Predictive Analytics

Predictive Analytics

The use of data, statistical algorithms and machine learning techniques to identify the likelihood of future outcomes based on historical data. The goal is to go beyond knowing what has happened to providing a best assessment of what will happen in the future.

Banking & Financial Services

The financial industry, with huge amounts of data and money at stake, has long embraced predictive analytics to detect and reduce fraud, measure credit risk, maximize cross-sell/up-sell opportunities and retain valuable customers. Commonwealth Bank uses analytics to predict the likelihood of fraud activity for any given transaction before it is authorized – within 40 milliseconds of the transaction initiation.

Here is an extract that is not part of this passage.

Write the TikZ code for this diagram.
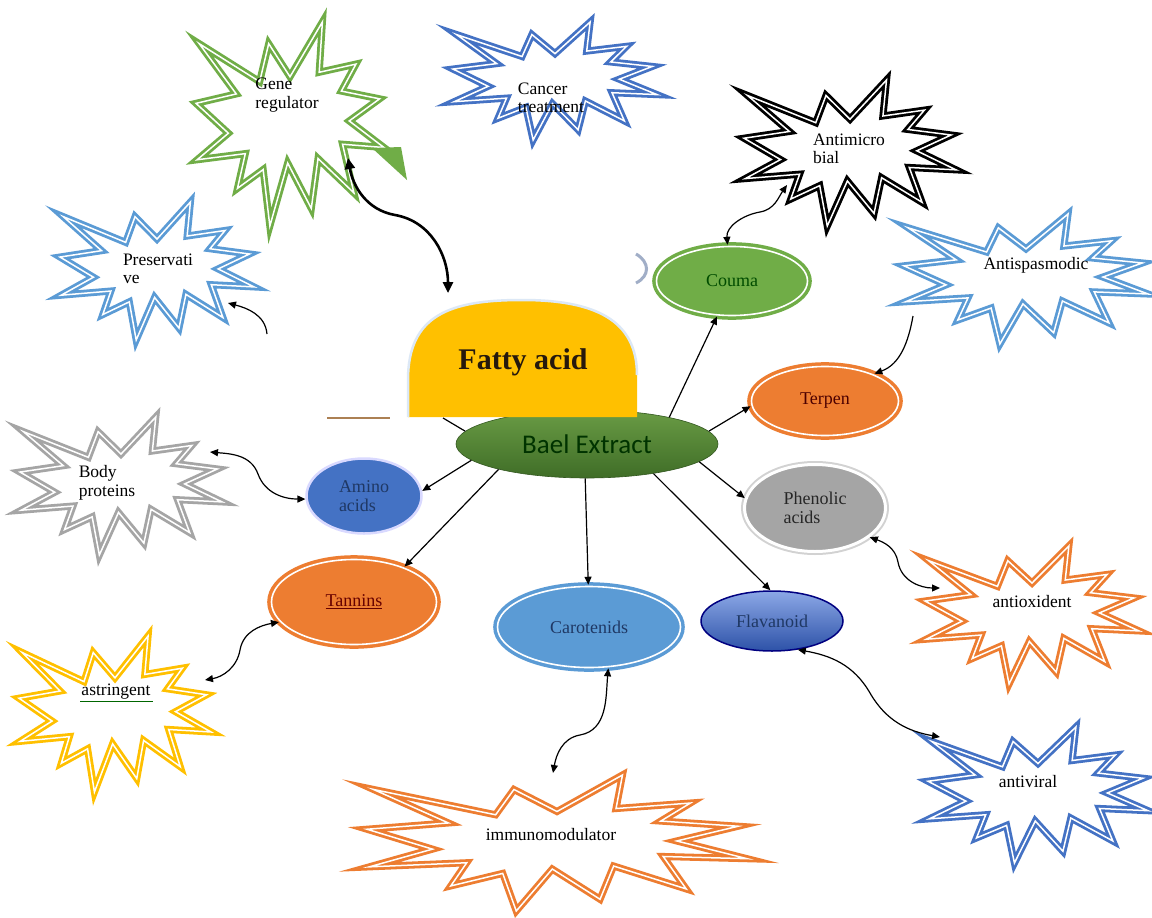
\documentclass[tikz,border=0pt]{standalone}
\usepackage{fontspec}
\setmainfont{Liberation Serif}
\newfontfamily\carlito{Carlito}
\usetikzlibrary{shapes.geometric,arrows.meta}
\definecolor{cgreen}{HTML}{70AD47}
\definecolor{cblue}{HTML}{4472C4}
\definecolor{clblue}{HTML}{5B9BD5}
\definecolor{corange}{HTML}{ED7D31}
\definecolor{cgray}{HTML}{A5A5A5}
\definecolor{cgold}{HTML}{FFC000}
\definecolor{cnavy}{HTML}{1F3864}
\definecolor{baeltop}{HTML}{6A9C45}
\definecolor{baelbot}{HTML}{3F6D27}
\definecolor{flavtop}{HTML}{8CA8E6}
\definecolor{flavbot}{HTML}{2D52A8}
\definecolor{domeglow}{HTML}{DCE8F6}
\newcommand\boomshape[5]{%
  \draw[boom=#5, shift={(#1,#2)}, xscale=#3, yscale=#4]
   (0,-0.2315) -- (0.1723,-0.5) -- (0.1553,-0.2535) -- (0.3509,-0.2937) --
   (0.2732,-0.1613) -- (0.4767,-0.1233) -- (0.3151,-0.0150) -- (0.5,0.1153) --
   (0.2795,0.0992) -- (0.3400,0.3377) -- (0.1491,0.1693) -- (0.1133,0.4138) --
   (-0.0124,0.1914) -- (-0.1072,0.5) -- (-0.1428,0.2235) -- (-0.2795,0.3156) --
   (-0.2376,0.1452) -- (-0.4938,0.1753) -- (-0.3277,0.0451) -- (-0.5,-0.1012) --
   (-0.2858,-0.1474) -- (-0.4829,-0.3937) -- (-0.1615,-0.2074) -- (-0.1133,-0.3937) -- cycle;}
\tikzset{
  boom/.style={draw=#1, fill=white, line width=2.8pt, double=white, double distance=1.5pt, line join=miter, miter limit=20},
  lbl/.style={font=\fontsize{17.5}{18.5}\selectfont, align=left, inner sep=0pt},
  ellfont/.style={font=\fontsize{18}{19}\selectfont, align=left},
  ringell/.style={ellipse, draw=#1, fill=#1, line width=3.5pt, double=white, double distance=1.6pt, inner sep=0pt},
  onearrow/.style={-{Triangle[length=8pt,width=7pt]}, line width=1.2pt},
  twoarrow/.style={{Triangle[length=8pt,width=7pt]}-{Triangle[length=8pt,width=7pt]}, line width=1.2pt},
  thickarrow/.style={{Triangle[length=11pt,width=10pt]}-{Triangle[length=11pt,width=10pt]}, line width=2.6pt},
}
\begin{document}
\begin{tikzpicture}[x=1pt,y=-1pt]
\fill[white] (0,0) rectangle (1152,918);
\path[use as bounding box] (0,0) rectangle (1152,918);

% explosions
\boomshape{290}{124}{188}{204}{cgreen}
\fill[cgreen] (372,148) -- (401,147) -- (407,180) -- cycle;
\boomshape{555}{81}{204}{118}{cblue}
\boomshape{850}{153}{212}{146}{black}
\boomshape{157}{271}{194}{138}{clblue}
\boomshape{1026}{279}{244}{130}{clblue}
\boomshape{121}{486}{202}{138}{cgray}
\boomshape{115}{714}{192}{156}{cgold}
\boomshape{1032}{615}{214}{138}{corange}
\boomshape{1038}{795}{220}{136}{cblue}
\boomshape{557}{843}{380}{136}{corange}

% small fragments
\draw[color=cblue!50!gray!60, line width=3pt] (636,254) .. controls (650,262) and (650,276) .. (636,283);
\draw[color=brown!70!gray, line width=2pt] (327,418) -- (390,418);
\draw[green!40!black, line width=0.8pt] (80,701) -- (153,701);

% centre
\node[ellipse, minimum width=262pt, minimum height=68pt, inner sep=0pt,
      top color=baeltop, bottom color=baelbot, draw=baelbot!80!black, line width=0.6pt,
      font=\carlito\fontsize{27}{30}\selectfont, text={black!80!green}] (bael) at (587,444) {Bael Extract};

\fill[cgold] (408,417) -- (408,380) .. controls (408,315) and (450,300) .. (522,300)
   .. controls (595,300) and (637,320) .. (637,375) -- (637,417) -- cycle;
\draw[domeglow, line width=2.5pt] (408,417) -- (408,380) .. controls (408,315) and (450,300) .. (522,300)
   .. controls (595,300) and (637,320) .. (637,375);
\node[font=\bfseries\fontsize{30}{32}\selectfont, text=black!80!brown] (fatty) at (523,362) {Fatty acid};

% compound ellipses
\node[ringell=cgreen, minimum width=151pt, minimum height=69pt, ellfont, text=black!70!green] (couma) at (732,281) {Couma};
\node[ringell=corange, minimum width=147pt, minimum height=69pt, ellfont, text=black!70!red] (terpen) at (825,401) {Terpen};
\node[ringell=corange, minimum width=165pt, minimum height=85pt, ellfont, text=black!60!red] (tannins) at (354,602) {\underline{Tannins}};
\node[ringell=clblue, minimum width=183pt, minimum height=81pt, ellfont, text=cnavy] (carot) at (589,627) {Carotenids};
\node[ellipse, minimum width=115pt, minimum height=75pt, inner sep=0pt, fill=cblue, draw=blue!15, line width=2.5pt,
      ellfont, text=cnavy] (amino) at (364,496) {Amino\\acids};
\node[ellipse, minimum width=141pt, minimum height=87pt, inner sep=0pt, fill=cgray,
      preaction={draw=gray!35, line width=7pt}, draw=white, line width=3pt,
      ellfont, text=black!85] (phen) at (815,508) {Phenolic\\acids};
\node[ellipse, minimum width=142pt, minimum height=60pt, inner sep=0pt,
      top color=flavtop, bottom color=flavbot, draw=blue!50!black, line width=1.5pt,
      ellfont, text=cnavy] (flav) at (772,621) {Flavanoid};

% labels of explosions
\node[lbl] (gene) at (287,95) {Gene\\regulator};
\node[lbl] (cancer) at (551,98) {Cancer\\treatment};
\node[lbl] (antimicro) at (849,149) {Antimicro\\bial};
\node[lbl] (preserv) at (158,269) {Preservati\\ve};
\node[lbl] (antispas) at (1036,265) {Antispasmodic};
\node[lbl] (body) at (107,483) {Body\\proteins};
\node[lbl] (astr) at (116,692) {astringent};
\node[lbl] (aox) at (1032,602) {antioxident};
\node[lbl] (avir) at (1028,782) {antiviral};
\node[lbl] (immu) at (551,835) {immunomodulator};

% connector end points on explosions
\coordinate (gene-tip) at (348,158);
\coordinate (fa-top) at (448,293);
\coordinate (fa-foot) at (443,418);
\coordinate (pres-tip) at (228,303);
\coordinate (pres-tail) at (267,334);
\coordinate (anti-tip) at (787,185);
\coordinate (asp-tail) at (913,316);
\coordinate (body-tip) at (210,452);
\coordinate (astr-tip) at (205,680);
\coordinate (aox-tip) at (940,588);
\coordinate (avir-tip) at (940,737);
\coordinate (immu-tip) at (553,773);

% arrows from the extract
\draw[onearrow] (bael.18) -- (couma.247);
\draw[onearrow] (bael.6) -- (terpen.184);
\draw[onearrow] (bael.-9) -- (phen.172);
\draw[onearrow] (bael.-24) -- (flav.93);
\draw[onearrow] (bael.-93) -- (carot.91);
\draw[onearrow] (bael.196) -- (tannins.35);
\draw[onearrow] (bael.188) -- (amino.5);
\draw[line width=1.2pt] (bael.174) -- (fa-foot);

% curved links
\draw[thickarrow] (gene-tip) to[out=-80,in=170] (395,215) to[out=-10,in=90] (fa-top);
\draw[onearrow] (pres-tail) to[out=95,in=-15] (pres-tip);
\draw[twoarrow] (couma.97) to[out=95,in=190] (760,212) to[out=10,in=235] (anti-tip);
\draw[onearrow] (asp-tail) to[out=-100,in=20] (terpen.29);
\draw[twoarrow] (body-tip) to[out=-5,in=110] (258,474) to[out=-70,in=180] (amino.183);
\draw[twoarrow] (tannins.195) to[out=190,in=80] (240,650) to[out=-100,in=10] (astr-tip);
\draw[twoarrow] (phen.-28) to[out=-20,in=100] (898,562) to[out=-80,in=180] (aox-tip);
\draw[twoarrow] (flav.-48) to[out=-10,in=120] (870,693) to[out=-60,in=170] (avir-tip);
\draw[twoarrow] (carot.-65) to[out=-95,in=10] (580,735) to[out=190,in=80] (immu-tip);
\end{tikzpicture}
\end{document}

Since the now infamous study that showed men who buy diapers often buy beer at the same time, retailers everywhere are using predictive analytics to determine which products to stock, the effectiveness of promotional events and which offers are most appropriate for consumers. Staples analyzes consumer behavior to provide a complete picture of their customers, and realized a 137 percent ROI.

Health Insurance

In addition to detecting claims fraud, the health insurance industry is taking steps to identify patients most at risk of chronic disease and find what interventions are best. Express Scripts, a large pharmacy benefits company, uses analytics to identify those not adhering to prescribed treatments, resulting in a savings of $1,500 to $9,000 per patient.


For manufacturers it is very important to identify factors leading to reduced quality and production failures, as well as to optimize parts, service resources and distribution. Lenovo is just one manufacturer that has used predictive analytics to better understand warranty claims – an initiative that led to a 10 to 15 percent reduction in warranty costs.